[Stored data]
━━━━━━━━━━━━━━━━━━━━━━━━━━━━━━
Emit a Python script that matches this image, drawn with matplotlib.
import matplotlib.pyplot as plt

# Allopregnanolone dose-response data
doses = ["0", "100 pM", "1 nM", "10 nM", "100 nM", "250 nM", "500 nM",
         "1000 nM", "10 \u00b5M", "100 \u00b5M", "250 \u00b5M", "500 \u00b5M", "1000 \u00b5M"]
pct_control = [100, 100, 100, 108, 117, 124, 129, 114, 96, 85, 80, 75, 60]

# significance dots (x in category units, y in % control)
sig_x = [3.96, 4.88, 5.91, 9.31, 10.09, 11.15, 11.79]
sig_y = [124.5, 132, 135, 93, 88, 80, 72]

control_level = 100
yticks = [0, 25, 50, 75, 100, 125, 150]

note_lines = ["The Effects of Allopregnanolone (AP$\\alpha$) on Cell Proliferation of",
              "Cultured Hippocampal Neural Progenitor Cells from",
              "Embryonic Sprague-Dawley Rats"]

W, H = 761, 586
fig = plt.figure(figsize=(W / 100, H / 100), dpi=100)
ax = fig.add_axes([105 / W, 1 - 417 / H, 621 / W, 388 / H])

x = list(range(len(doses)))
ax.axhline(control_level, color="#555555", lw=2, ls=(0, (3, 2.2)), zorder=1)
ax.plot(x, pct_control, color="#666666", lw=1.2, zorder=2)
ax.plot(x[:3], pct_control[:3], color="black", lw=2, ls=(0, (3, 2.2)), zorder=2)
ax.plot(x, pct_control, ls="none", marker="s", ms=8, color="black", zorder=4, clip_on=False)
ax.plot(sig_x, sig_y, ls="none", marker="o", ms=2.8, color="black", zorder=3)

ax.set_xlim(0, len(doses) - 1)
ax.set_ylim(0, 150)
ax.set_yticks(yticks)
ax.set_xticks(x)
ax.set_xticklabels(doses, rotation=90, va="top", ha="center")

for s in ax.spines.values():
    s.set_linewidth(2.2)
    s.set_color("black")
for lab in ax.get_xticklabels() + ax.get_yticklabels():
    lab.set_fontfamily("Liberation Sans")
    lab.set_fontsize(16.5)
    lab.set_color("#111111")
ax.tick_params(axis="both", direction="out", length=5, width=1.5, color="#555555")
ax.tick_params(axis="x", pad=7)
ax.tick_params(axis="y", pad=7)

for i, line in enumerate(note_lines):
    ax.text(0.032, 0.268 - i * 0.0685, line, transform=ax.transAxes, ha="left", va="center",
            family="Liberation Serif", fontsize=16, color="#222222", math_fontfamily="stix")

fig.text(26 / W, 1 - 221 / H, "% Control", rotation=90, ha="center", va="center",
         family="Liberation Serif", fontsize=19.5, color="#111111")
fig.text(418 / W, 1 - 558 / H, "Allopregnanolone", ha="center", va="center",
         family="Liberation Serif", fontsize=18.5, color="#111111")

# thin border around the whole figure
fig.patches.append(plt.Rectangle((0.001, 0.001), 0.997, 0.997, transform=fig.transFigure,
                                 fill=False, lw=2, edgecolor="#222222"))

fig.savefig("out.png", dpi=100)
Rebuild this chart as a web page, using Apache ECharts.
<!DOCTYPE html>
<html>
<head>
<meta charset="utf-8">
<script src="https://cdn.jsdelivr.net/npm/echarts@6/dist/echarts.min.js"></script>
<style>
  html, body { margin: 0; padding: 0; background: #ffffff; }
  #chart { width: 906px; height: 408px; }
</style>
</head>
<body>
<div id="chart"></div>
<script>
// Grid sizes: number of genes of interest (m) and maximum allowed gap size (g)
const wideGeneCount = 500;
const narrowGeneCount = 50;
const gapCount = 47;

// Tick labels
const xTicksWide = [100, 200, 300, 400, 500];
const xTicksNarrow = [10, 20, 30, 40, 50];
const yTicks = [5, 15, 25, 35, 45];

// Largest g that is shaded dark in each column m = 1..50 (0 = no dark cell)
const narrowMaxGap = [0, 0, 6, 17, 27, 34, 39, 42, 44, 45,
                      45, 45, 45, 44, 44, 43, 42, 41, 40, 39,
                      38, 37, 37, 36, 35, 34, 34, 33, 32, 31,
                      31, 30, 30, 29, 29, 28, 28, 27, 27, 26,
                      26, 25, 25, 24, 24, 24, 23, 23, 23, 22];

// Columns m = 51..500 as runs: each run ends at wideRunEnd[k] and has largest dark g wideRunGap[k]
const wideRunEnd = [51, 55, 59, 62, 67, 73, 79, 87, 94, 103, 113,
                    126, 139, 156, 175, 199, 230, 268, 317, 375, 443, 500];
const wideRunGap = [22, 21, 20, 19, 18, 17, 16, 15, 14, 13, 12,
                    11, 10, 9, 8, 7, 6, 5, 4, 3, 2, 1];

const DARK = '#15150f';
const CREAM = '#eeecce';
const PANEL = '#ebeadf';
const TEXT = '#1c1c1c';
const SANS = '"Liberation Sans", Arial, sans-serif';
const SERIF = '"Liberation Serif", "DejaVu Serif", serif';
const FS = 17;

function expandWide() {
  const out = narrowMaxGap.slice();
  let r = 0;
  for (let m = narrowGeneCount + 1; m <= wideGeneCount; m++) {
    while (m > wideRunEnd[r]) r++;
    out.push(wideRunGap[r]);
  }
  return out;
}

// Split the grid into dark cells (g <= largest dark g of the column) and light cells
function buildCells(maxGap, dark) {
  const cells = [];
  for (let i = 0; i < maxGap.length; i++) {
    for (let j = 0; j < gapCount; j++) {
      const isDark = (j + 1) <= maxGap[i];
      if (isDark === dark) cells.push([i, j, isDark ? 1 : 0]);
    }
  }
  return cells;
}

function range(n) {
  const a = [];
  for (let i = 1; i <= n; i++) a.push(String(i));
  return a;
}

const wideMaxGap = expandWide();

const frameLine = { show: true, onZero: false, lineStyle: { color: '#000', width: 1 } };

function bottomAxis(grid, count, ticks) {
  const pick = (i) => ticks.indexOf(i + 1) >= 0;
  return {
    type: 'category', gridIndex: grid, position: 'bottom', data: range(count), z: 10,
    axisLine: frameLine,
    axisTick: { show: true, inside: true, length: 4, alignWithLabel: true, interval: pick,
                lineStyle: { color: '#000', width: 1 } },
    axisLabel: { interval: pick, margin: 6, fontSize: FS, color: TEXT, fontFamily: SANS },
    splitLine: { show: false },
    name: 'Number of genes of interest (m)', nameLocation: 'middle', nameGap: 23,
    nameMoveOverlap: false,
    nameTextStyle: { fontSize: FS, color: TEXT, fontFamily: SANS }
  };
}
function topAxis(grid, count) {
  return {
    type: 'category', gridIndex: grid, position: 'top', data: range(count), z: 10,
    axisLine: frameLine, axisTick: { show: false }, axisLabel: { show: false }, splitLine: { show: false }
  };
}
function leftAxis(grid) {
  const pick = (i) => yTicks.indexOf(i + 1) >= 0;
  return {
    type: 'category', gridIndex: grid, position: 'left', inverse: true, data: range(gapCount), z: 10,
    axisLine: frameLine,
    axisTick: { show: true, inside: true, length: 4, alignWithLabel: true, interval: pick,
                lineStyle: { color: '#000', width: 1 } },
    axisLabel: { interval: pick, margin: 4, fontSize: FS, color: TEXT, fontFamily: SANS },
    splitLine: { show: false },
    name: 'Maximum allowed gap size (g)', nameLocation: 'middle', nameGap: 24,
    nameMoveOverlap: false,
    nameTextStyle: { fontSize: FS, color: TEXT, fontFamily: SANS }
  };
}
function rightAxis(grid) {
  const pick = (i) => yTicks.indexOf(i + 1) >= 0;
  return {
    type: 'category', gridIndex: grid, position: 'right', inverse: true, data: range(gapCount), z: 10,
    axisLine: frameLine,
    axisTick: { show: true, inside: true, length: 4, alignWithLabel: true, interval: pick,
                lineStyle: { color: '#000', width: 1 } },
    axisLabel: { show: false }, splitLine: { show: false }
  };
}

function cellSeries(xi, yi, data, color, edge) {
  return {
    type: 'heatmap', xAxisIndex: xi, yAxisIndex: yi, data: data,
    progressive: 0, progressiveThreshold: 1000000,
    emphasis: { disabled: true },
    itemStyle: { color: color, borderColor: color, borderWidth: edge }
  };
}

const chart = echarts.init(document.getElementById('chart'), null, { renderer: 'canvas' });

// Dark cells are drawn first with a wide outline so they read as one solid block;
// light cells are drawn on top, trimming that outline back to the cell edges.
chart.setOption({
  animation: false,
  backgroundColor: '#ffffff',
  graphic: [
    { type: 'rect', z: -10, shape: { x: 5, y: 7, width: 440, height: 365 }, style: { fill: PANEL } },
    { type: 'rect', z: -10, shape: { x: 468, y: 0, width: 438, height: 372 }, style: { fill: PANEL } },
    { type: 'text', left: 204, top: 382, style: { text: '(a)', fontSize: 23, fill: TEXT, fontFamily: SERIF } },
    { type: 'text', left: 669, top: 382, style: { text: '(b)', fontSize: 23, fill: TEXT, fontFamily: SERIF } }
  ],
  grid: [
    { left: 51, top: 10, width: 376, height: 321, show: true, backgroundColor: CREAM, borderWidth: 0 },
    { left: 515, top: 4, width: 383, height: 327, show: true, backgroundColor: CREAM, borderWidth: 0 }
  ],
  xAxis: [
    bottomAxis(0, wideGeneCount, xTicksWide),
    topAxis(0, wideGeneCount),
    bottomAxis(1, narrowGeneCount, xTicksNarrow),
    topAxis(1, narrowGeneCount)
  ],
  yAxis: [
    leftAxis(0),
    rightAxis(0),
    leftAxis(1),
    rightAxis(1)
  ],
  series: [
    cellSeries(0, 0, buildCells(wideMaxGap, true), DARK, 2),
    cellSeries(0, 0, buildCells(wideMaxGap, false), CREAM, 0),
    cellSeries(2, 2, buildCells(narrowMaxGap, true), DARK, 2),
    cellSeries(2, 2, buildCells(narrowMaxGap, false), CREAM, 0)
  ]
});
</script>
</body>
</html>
━━━━━━━━━━━━━━━━━━━━━━━━━━━━━━
- [Task]
Quote nothing but the lines that run from the line containing "Rebuild this chart" through the line containing "const yTicks = [5, 15, 25, 35, 45];", keeping both of them word for word.

- [Right answer]
Rebuild this chart as a web page, using Apache ECharts.
<!DOCTYPE html>
<html>
<head>
<meta charset="utf-8">
<script src="https://cdn.jsdelivr.net/npm/echarts@6/dist/echarts.min.js"></script>
<style>
  html, body { margin: 0; padding: 0; background: #ffffff; }
  #chart { width: 906px; height: 408px; }
</style>
</head>
<body>
<div id="chart"></div>
<script>
// Grid sizes: number of genes of interest (m) and maximum allowed gap size (g)
const wideGeneCount = 500;
const narrowGeneCount = 50;
const gapCount = 47;

// Tick labels
const xTicksWide = [100, 200, 300, 400, 500];
const xTicksNarrow = [10, 20, 30, 40, 50];
const yTicks = [5, 15, 25, 35, 45];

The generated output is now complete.